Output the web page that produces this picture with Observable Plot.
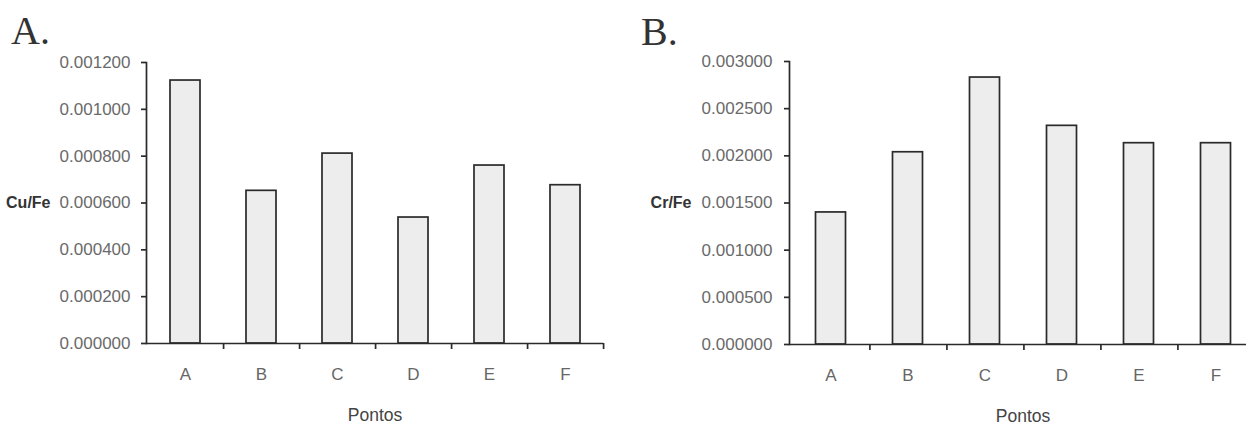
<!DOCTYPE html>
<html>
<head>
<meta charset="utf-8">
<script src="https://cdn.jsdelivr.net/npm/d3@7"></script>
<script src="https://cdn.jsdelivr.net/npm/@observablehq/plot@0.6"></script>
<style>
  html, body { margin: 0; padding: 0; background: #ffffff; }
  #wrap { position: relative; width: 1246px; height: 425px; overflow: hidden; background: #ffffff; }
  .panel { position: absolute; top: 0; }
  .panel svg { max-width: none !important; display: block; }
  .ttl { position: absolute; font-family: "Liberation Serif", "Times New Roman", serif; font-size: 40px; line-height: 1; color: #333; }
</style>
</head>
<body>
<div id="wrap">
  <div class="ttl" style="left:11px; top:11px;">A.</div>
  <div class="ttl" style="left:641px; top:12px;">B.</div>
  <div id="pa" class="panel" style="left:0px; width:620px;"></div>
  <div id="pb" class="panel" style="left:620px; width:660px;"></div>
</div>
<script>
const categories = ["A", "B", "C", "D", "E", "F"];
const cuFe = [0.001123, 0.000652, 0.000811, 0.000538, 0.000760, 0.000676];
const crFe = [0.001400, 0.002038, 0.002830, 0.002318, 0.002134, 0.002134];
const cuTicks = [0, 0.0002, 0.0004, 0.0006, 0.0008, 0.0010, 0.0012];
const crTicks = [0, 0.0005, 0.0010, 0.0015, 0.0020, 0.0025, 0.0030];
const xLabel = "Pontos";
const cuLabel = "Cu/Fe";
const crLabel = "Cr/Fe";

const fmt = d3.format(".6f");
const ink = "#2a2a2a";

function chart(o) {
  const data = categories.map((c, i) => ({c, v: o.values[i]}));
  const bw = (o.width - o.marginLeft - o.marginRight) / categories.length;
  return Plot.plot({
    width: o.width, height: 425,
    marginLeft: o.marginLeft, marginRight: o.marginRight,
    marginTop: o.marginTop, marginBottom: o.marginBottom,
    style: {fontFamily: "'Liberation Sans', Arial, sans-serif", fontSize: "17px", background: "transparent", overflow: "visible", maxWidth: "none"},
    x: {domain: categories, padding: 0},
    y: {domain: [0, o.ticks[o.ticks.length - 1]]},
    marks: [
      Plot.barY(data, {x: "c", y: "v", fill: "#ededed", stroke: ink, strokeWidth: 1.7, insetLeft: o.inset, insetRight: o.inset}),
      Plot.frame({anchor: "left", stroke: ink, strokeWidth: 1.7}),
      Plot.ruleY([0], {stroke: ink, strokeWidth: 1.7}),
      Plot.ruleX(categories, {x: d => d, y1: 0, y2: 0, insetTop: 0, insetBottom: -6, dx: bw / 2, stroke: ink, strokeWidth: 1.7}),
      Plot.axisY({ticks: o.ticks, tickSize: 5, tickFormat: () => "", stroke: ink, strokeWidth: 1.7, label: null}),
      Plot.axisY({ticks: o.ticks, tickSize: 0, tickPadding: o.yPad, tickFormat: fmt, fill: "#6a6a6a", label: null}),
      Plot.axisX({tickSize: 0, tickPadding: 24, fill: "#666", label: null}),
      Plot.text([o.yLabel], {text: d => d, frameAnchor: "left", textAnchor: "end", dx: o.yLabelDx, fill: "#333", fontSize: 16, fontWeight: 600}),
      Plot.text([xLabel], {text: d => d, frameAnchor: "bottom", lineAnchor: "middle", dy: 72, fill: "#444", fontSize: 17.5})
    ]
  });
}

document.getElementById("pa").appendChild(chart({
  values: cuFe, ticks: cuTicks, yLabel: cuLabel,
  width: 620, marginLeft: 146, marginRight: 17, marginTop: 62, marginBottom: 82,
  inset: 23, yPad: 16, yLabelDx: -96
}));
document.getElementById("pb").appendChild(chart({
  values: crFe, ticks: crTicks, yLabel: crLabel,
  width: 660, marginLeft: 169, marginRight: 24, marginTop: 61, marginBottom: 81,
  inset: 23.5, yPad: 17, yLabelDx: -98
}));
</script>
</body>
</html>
--------------------------------
● **REQUIRED WORK**:
Set down the material above as is, without any pictures.

● **EXERCISE OUTPUT**:
Output the web page that produces this picture with Observable Plot.
<!DOCTYPE html>
<html>
<head>
<meta charset="utf-8">
<script src="https://cdn.jsdelivr.net/npm/d3@7"></script>
<script src="https://cdn.jsdelivr.net/npm/@observablehq/plot@0.6"></script>
<style>
  html, body { margin: 0; padding: 0; background: #ffffff; }
  #wrap { position: relative; width: 1246px; height: 425px; overflow: hidden; background: #ffffff; }
  .panel { position: absolute; top: 0; }
  .panel svg { max-width: none !important; display: block; }
  .ttl { position: absolute; font-family: "Liberation Serif", "Times New Roman", serif; font-size: 40px; line-height: 1; color: #333; }
</style>
</head>
<body>
<div id="wrap">
  <div class="ttl" style="left:11px; top:11px;">A.</div>
  <div class="ttl" style="left:641px; top:12px;">B.</div>
  <div id="pa" class="panel" style="left:0px; width:620px;"></div>
  <div id="pb" class="panel" style="left:620px; width:660px;"></div>
</div>
<script>
const categories = ["A", "B", "C", "D", "E", "F"];
const cuFe = [0.001123, 0.000652, 0.000811, 0.000538, 0.000760, 0.000676];
const crFe = [0.001400, 0.002038, 0.002830, 0.002318, 0.002134, 0.002134];
const cuTicks = [0, 0.0002, 0.0004, 0.0006, 0.0008, 0.0010, 0.0012];
const crTicks = [0, 0.0005, 0.0010, 0.0015, 0.0020, 0.0025, 0.0030];
const xLabel = "Pontos";
const cuLabel = "Cu/Fe";
const crLabel = "Cr/Fe";

const fmt = d3.format(".6f");
const ink = "#2a2a2a";

function chart(o) {
  const data = categories.map((c, i) => ({c, v: o.values[i]}));
  const bw = (o.width - o.marginLeft - o.marginRight) / categories.length;
  return Plot.plot({
    width: o.width, height: 425,
    marginLeft: o.marginLeft, marginRight: o.marginRight,
    marginTop: o.marginTop, marginBottom: o.marginBottom,
    style: {fontFamily: "'Liberation Sans', Arial, sans-serif", fontSize: "17px", background: "transparent", overflow: "visible", maxWidth: "none"},
    x: {domain: categories, padding: 0},
    y: {domain: [0, o.ticks[o.ticks.length - 1]]},
    marks: [
      Plot.barY(data, {x: "c", y: "v", fill: "#ededed", stroke: ink, strokeWidth: 1.7, insetLeft: o.inset, insetRight: o.inset}),
      Plot.frame({anchor: "left", stroke: ink, strokeWidth: 1.7}),
      Plot.ruleY([0], {stroke: ink, strokeWidth: 1.7}),
      Plot.ruleX(categories, {x: d => d, y1: 0, y2: 0, insetTop: 0, insetBottom: -6, dx: bw / 2, stroke: ink, strokeWidth: 1.7}),
      Plot.axisY({ticks: o.ticks, tickSize: 5, tickFormat: () => "", stroke: ink, strokeWidth: 1.7, label: null}),
      Plot.axisY({ticks: o.ticks, tickSize: 0, tickPadding: o.yPad, tickFormat: fmt, fill: "#6a6a6a", label: null}),
      Plot.axisX({tickSize: 0, tickPadding: 24, fill: "#666", label: null}),
      Plot.text([o.yLabel], {text: d => d, frameAnchor: "left", textAnchor: "end", dx: o.yLabelDx, fill: "#333", fontSize: 16, fontWeight: 600}),
      Plot.text([xLabel], {text: d => d, frameAnchor: "bottom", lineAnchor: "middle", dy: 72, fill: "#444", fontSize: 17.5})
    ]
  });
}

document.getElementById("pa").appendChild(chart({
  values: cuFe, ticks: cuTicks, yLabel: cuLabel,
  width: 620, marginLeft: 146, marginRight: 17, marginTop: 62, marginBottom: 82,
  inset: 23, yPad: 16, yLabelDx: -96
}));
document.getElementById("pb").appendChild(chart({
  values: crFe, ticks: crTicks, yLabel: crLabel,
  width: 660, marginLeft: 169, marginRight: 24, marginTop: 61, marginBottom: 81,
  inset: 23.5, yPad: 17, yLabelDx: -98
}));
</script>
</body>
</html>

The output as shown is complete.